■ Set exercise
Pictures stay out of the copy; set down each line of the listing below exactly.

■ Data block
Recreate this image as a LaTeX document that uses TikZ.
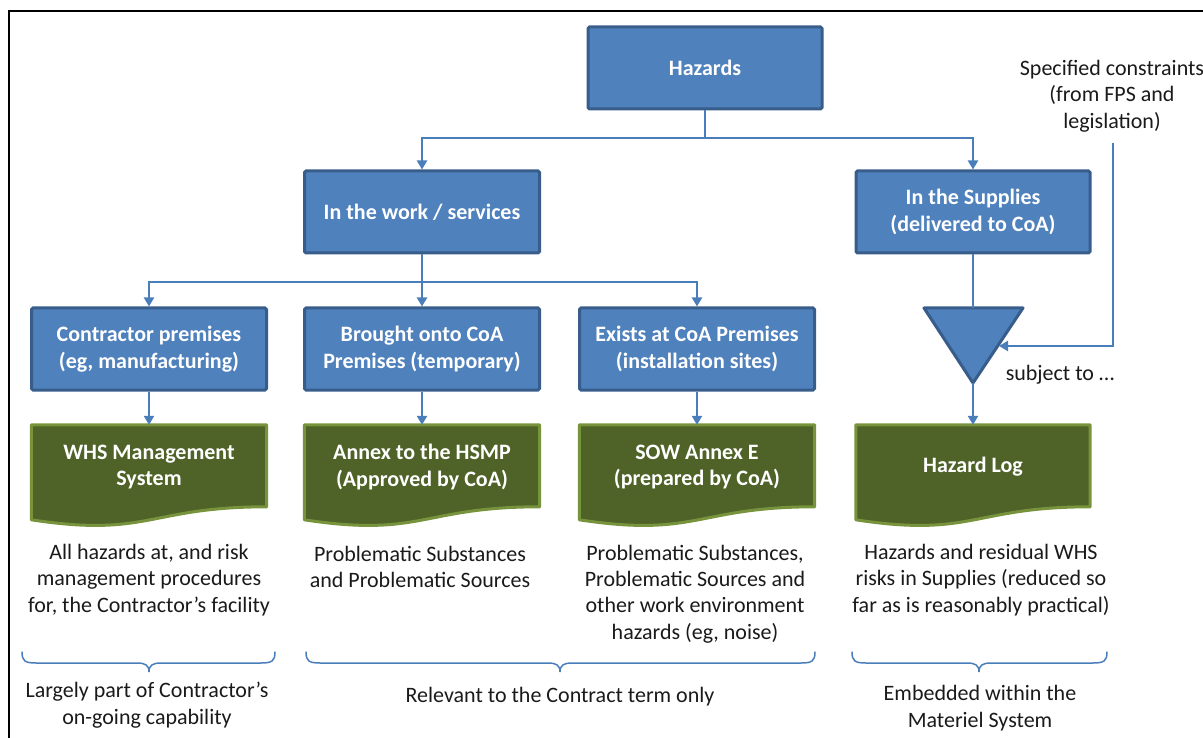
\documentclass[tikz,border=0pt]{standalone}
\usepackage{fontspec}
\setmainfont{Carlito}
\usetikzlibrary{arrows.meta,calc,backgrounds}
\definecolor{bfill}{HTML}{4F81BD}
\definecolor{bline}{HTML}{385D8A}
\definecolor{gfill}{HTML}{4F6228}
\definecolor{gline}{HTML}{77933C}
\definecolor{conn}{HTML}{4A7EBB}
\definecolor{txt}{HTML}{1A1A1A}
\tikzset{
  bluebox/.style={draw=bline, fill=bfill, line width=3pt, rounded corners=1.5pt,
    minimum width=235pt, minimum height=82pt, align=center, text=white,
    font=\fontsize{22}{26.5}\selectfont\bfseries, inner sep=2pt},
  doctext/.style={draw=none, minimum width=235pt, minimum height=84pt, align=center, text=white,
    font=\fontsize{22}{26.5}\selectfont\bfseries, inner sep=2pt},
  docfill/.style={draw=gline, fill=gfill, line width=3pt, line join=round},
  plain/.style={align=center, text=txt, font=\fontsize{22}{26.5}\selectfont, inner sep=0pt},
  link/.style={draw=conn, line width=2.5pt},
  arr/.style={link, -{Triangle[width=10pt,length=9pt]}},
  bracestyle/.style={draw=conn, line width=1.5pt, line cap=round}
}
\newcommand{\docshape}[1]{%
  \begin{pgfonlayer}{background}
  \draw[docfill] (#1.north west) -- (#1.north east) -- ($(#1.north east)+(0,82)$)
    .. controls ($(#1.north)+(0,82)$) and ($(#1.north)+(0,113)$) .. ($(#1.north west)+(0,95)$) -- cycle;
  \end{pgfonlayer}}
\newcommand{\bracepath}[4]{% left x, right x, top y, tip x
  \draw[bracestyle] (#1,#3) .. controls (#1,#3+9) and (#1+3,#3+11) .. (#1+14,#3+11)
    -- (#4-12,#3+11) .. controls (#4-4,#3+11) and (#4,#3+13) .. (#4,#3+20)
    .. controls (#4,#3+13) and (#4+4,#3+11) .. (#4+12,#3+11)
    -- (#2-14,#3+11) .. controls (#2-3,#3+11) and (#2,#3+9) .. (#2,#3);}
\begin{document}
\begin{tikzpicture}[x=1pt,y=-1pt]
\useasboundingbox (0,0) rectangle (1203,738);
% frame
\draw[black, line width=1.8pt] (9,740) -- (9,11) -- (1205,11);

% blue boxes
\node[bluebox, minimum width=234pt] (haz) at (705,68) {Hazards};
\node[bluebox] (work) at (422,212) {In the work / services};
\node[bluebox, minimum width=234pt] (sup) at (973,212) {In the Supplies\\(delivered to CoA)};
\node[bluebox] (cp) at (149,349) {Contractor premises\\(eg, manufacturing)};
\node[bluebox] (bo) at (422,349) {Brought onto CoA\\Premises (temporary)};
\node[bluebox] (ex) at (697,349) {Exists at CoA Premises\\(installation sites)};

% documents
\node[doctext] (d1) at (149,467) {WHS Management\\System};
\node[doctext] (d2) at (422,467) {Annex to the HSMP\\(Approved by CoA)};
\node[doctext] (d3) at (697,467) {SOW Annex E\\(prepared by CoA)};
\node[doctext, minimum width=234pt] (d4) at (973,467) {Hazard Log};
\docshape{d1}\docshape{d2}\docshape{d3}\docshape{d4}

% triangle
\coordinate (tritl) at (924,308);
\coordinate (tritr) at (1023,308);
\coordinate (tritop) at (973,308);
\coordinate (triap) at (973,383);
\coordinate (trihit) at (999,346);
\draw[draw=bline, fill=bfill, line width=3pt, line join=round] (tritl) -- (tritr) -- (triap) -- cycle;

% connectors
\draw[link] (haz.south) -- (705,138);
\draw[arr] (705,138) -| (work.north);
\draw[arr] (705,138) -| (sup.north);
\draw[link] (work.south) -- (422,282);
\draw[arr] (422,282) -| (cp.north);
\draw[arr] (422,282) -- (bo.north);
\draw[arr] (422,282) -| (ex.north);
\draw[arr] (cp.south) -- (d1.north);
\draw[arr] (bo.south) -- (d2.north);
\draw[arr] (ex.south) -- (d3.north);
\draw[link] (sup.south) -- (tritop);
\draw[arr] (triap) -- (d4.north);

% constraints
\node[plain] (cons) at (1112,96) {Specified constraints\\(from FPS and\\legislation)};
\coordinate (c1) at (1113,143);
\draw[arr] (c1) |- (trihit);
\node[plain] (subj) at (1060,375) {subject to \dots};

% descriptions
\node[plain] (t1) at (149,580) {All hazards at, and risk\\management procedures\\for, the Contractor’s facility};
\node[plain] (t2) at (420,567) {Problematic Substances\\and Problematic Sources};
\node[plain] (t3) at (695,594) {Problematic Substances,\\Problematic Sources and\\other work environment\\hazards (eg, noise)};
\node[plain] (t4) at (981,580) {Hazards and residual WHS\\risks in Supplies (reduced so\\far as is reasonably practical)};

% braces
\bracepath{22}{275}{652}{149}
\bracepath{306}{815}{652}{560}
\bracepath{852}{1107}{652}{979}

\node[plain] (b1) at (147,705) {Largely part of Contractor’s\\on-going capability};
\node[plain] (b2) at (560,697) {Relevant to the Contract term only};
\node[plain] (b3) at (980,708) {Embedded within the\\Materiel System};
\end{tikzpicture}
\end{document}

■ Result of this task
Recreate this image as a LaTeX document that uses TikZ.
\documentclass[tikz,border=0pt]{standalone}
\usepackage{fontspec}
\setmainfont{Carlito}
\usetikzlibrary{arrows.meta,calc,backgrounds}
\definecolor{bfill}{HTML}{4F81BD}
\definecolor{bline}{HTML}{385D8A}
\definecolor{gfill}{HTML}{4F6228}
\definecolor{gline}{HTML}{77933C}
\definecolor{conn}{HTML}{4A7EBB}
\definecolor{txt}{HTML}{1A1A1A}
\tikzset{
  bluebox/.style={draw=bline, fill=bfill, line width=3pt, rounded corners=1.5pt,
    minimum width=235pt, minimum height=82pt, align=center, text=white,
    font=\fontsize{22}{26.5}\selectfont\bfseries, inner sep=2pt},
  doctext/.style={draw=none, minimum width=235pt, minimum height=84pt, align=center, text=white,
    font=\fontsize{22}{26.5}\selectfont\bfseries, inner sep=2pt},
  docfill/.style={draw=gline, fill=gfill, line width=3pt, line join=round},
  plain/.style={align=center, text=txt, font=\fontsize{22}{26.5}\selectfont, inner sep=0pt},
  link/.style={draw=conn, line width=2.5pt},
  arr/.style={link, -{Triangle[width=10pt,length=9pt]}},
  bracestyle/.style={draw=conn, line width=1.5pt, line cap=round}
}
\newcommand{\docshape}[1]{%
  \begin{pgfonlayer}{background}
  \draw[docfill] (#1.north west) -- (#1.north east) -- ($(#1.north east)+(0,82)$)
    .. controls ($(#1.north)+(0,82)$) and ($(#1.north)+(0,113)$) .. ($(#1.north west)+(0,95)$) -- cycle;
  \end{pgfonlayer}}
\newcommand{\bracepath}[4]{% left x, right x, top y, tip x
  \draw[bracestyle] (#1,#3) .. controls (#1,#3+9) and (#1+3,#3+11) .. (#1+14,#3+11)
    -- (#4-12,#3+11) .. controls (#4-4,#3+11) and (#4,#3+13) .. (#4,#3+20)
    .. controls (#4,#3+13) and (#4+4,#3+11) .. (#4+12,#3+11)
    -- (#2-14,#3+11) .. controls (#2-3,#3+11) and (#2,#3+9) .. (#2,#3);}
\begin{document}
\begin{tikzpicture}[x=1pt,y=-1pt]
\useasboundingbox (0,0) rectangle (1203,738);
% frame
\draw[black, line width=1.8pt] (9,740) -- (9,11) -- (1205,11);

% blue boxes
\node[bluebox, minimum width=234pt] (haz) at (705,68) {Hazards};
\node[bluebox] (work) at (422,212) {In the work / services};
\node[bluebox, minimum width=234pt] (sup) at (973,212) {In the Supplies\\(delivered to CoA)};
\node[bluebox] (cp) at (149,349) {Contractor premises\\(eg, manufacturing)};
\node[bluebox] (bo) at (422,349) {Brought onto CoA\\Premises (temporary)};
\node[bluebox] (ex) at (697,349) {Exists at CoA Premises\\(installation sites)};

% documents
\node[doctext] (d1) at (149,467) {WHS Management\\System};
\node[doctext] (d2) at (422,467) {Annex to the HSMP\\(Approved by CoA)};
\node[doctext] (d3) at (697,467) {SOW Annex E\\(prepared by CoA)};
\node[doctext, minimum width=234pt] (d4) at (973,467) {Hazard Log};
\docshape{d1}\docshape{d2}\docshape{d3}\docshape{d4}

% triangle
\coordinate (tritl) at (924,308);
\coordinate (tritr) at (1023,308);
\coordinate (tritop) at (973,308);
\coordinate (triap) at (973,383);
\coordinate (trihit) at (999,346);
\draw[draw=bline, fill=bfill, line width=3pt, line join=round] (tritl) -- (tritr) -- (triap) -- cycle;

% connectors
\draw[link] (haz.south) -- (705,138);
\draw[arr] (705,138) -| (work.north);
\draw[arr] (705,138) -| (sup.north);
\draw[link] (work.south) -- (422,282);
\draw[arr] (422,282) -| (cp.north);
\draw[arr] (422,282) -- (bo.north);
\draw[arr] (422,282) -| (ex.north);
\draw[arr] (cp.south) -- (d1.north);
\draw[arr] (bo.south) -- (d2.north);
\draw[arr] (ex.south) -- (d3.north);
\draw[link] (sup.south) -- (tritop);
\draw[arr] (triap) -- (d4.north);

% constraints
\node[plain] (cons) at (1112,96) {Specified constraints\\(from FPS and\\legislation)};
\coordinate (c1) at (1113,143);
\draw[arr] (c1) |- (trihit);
\node[plain] (subj) at (1060,375) {subject to \dots};

% descriptions
\node[plain] (t1) at (149,580) {All hazards at, and risk\\management procedures\\for, the Contractor’s facility};
\node[plain] (t2) at (420,567) {Problematic Substances\\and Problematic Sources};
\node[plain] (t3) at (695,594) {Problematic Substances,\\Problematic Sources and\\other work environment\\hazards (eg, noise)};
\node[plain] (t4) at (981,580) {Hazards and residual WHS\\risks in Supplies (reduced so\\far as is reasonably practical)};

% braces
\bracepath{22}{275}{652}{149}
\bracepath{306}{815}{652}{560}
\bracepath{852}{1107}{652}{979}

\node[plain] (b1) at (147,705) {Largely part of Contractor’s\\on-going capability};
\node[plain] (b2) at (560,697) {Relevant to the Contract term only};
\node[plain] (b3) at (980,708) {Embedded within the\\Materiel System};
\end{tikzpicture}
\end{document}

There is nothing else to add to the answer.